>> START INPUT
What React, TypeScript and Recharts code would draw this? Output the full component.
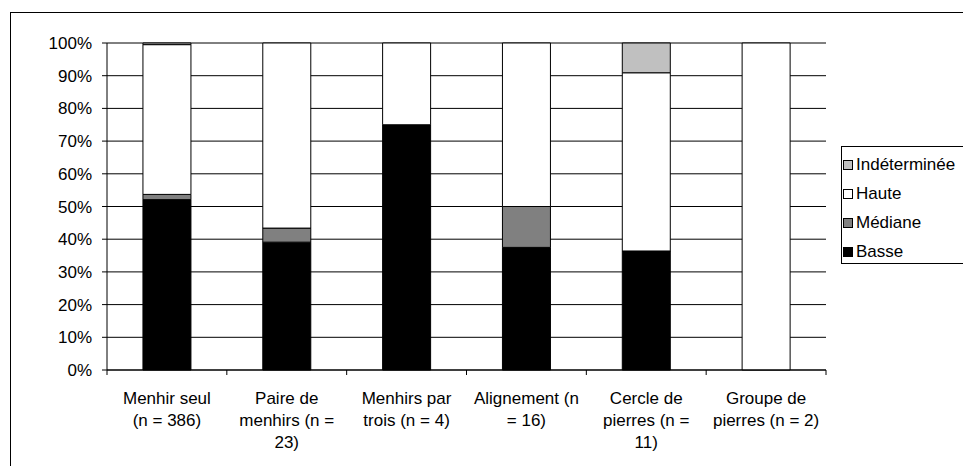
>> END INPUT
>> START INPUT
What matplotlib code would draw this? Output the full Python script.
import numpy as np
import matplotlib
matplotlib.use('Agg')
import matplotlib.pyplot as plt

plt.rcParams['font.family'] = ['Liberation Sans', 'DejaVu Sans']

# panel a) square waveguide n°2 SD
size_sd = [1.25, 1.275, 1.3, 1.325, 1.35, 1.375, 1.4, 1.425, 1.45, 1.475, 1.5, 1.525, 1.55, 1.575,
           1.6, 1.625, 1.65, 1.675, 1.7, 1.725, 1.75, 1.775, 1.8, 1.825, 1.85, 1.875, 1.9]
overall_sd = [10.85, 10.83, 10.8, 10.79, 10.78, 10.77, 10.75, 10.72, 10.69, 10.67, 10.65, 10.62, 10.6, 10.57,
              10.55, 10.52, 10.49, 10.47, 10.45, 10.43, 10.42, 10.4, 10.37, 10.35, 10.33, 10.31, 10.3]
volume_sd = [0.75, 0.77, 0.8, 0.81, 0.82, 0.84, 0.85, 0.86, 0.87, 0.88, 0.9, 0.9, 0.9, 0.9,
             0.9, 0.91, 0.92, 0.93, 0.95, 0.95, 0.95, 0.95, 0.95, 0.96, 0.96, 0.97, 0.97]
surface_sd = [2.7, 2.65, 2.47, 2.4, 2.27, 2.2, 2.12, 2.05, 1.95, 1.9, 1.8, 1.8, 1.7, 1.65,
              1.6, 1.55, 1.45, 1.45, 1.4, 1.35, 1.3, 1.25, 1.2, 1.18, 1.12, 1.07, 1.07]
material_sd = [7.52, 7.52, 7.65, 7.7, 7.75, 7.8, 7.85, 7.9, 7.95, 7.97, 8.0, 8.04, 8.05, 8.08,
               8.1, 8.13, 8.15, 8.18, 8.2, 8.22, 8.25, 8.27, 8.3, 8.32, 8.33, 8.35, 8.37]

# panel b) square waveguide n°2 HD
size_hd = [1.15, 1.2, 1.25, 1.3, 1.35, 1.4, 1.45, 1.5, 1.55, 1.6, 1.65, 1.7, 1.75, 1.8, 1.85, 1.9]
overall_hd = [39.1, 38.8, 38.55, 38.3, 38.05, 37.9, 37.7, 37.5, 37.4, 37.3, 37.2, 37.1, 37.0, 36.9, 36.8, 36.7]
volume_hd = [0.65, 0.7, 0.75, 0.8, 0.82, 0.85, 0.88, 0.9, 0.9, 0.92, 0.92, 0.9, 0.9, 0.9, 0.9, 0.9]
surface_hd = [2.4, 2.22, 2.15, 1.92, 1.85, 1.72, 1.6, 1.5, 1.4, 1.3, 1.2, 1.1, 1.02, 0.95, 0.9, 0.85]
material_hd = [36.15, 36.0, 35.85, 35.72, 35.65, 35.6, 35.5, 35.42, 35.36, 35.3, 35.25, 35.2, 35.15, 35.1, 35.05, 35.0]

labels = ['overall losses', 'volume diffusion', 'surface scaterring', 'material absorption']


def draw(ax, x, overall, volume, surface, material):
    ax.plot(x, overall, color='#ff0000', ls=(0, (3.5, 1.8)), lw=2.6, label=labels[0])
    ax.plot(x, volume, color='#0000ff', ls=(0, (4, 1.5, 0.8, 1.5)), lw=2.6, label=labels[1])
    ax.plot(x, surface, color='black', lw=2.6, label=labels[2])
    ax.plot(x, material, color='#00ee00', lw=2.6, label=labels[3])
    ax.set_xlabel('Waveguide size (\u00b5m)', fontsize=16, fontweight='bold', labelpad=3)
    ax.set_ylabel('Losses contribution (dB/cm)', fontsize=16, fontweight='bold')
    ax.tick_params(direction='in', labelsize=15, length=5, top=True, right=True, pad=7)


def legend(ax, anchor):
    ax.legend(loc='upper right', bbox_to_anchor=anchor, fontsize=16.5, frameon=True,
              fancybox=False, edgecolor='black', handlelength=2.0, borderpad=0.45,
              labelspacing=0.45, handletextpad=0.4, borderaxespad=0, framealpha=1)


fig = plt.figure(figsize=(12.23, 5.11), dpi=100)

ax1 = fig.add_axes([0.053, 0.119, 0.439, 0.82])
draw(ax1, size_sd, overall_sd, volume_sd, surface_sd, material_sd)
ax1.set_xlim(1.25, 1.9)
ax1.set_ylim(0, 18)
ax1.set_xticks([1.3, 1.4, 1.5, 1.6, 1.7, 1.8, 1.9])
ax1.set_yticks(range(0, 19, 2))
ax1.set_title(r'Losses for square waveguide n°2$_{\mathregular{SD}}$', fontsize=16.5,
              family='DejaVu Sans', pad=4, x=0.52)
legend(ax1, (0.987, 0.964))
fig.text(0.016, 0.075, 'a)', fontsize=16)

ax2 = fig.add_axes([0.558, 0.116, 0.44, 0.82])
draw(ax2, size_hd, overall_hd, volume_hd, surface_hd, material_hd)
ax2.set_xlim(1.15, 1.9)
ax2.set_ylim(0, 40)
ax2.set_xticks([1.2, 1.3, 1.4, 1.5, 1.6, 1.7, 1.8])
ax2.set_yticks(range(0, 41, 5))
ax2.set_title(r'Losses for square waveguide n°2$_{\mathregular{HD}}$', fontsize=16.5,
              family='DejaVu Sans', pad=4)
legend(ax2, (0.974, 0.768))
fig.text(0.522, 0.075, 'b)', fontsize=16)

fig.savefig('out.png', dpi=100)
>> END INPUT
__TASK INSTRUCTIONS__. Above are the records; from them, give again exactly the lines from the one containing "What matplotlib code" to the one containing "plt.rcParams['font.family'] = ['Liberation", both lines included, and nothing more.

__OUTPUT FOR THIS TASK__.
What matplotlib code would draw this? Output the full Python script.
import numpy as np
import matplotlib
matplotlib.use('Agg')
import matplotlib.pyplot as plt

plt.rcParams['font.family'] = ['Liberation Sans', 'DejaVu Sans']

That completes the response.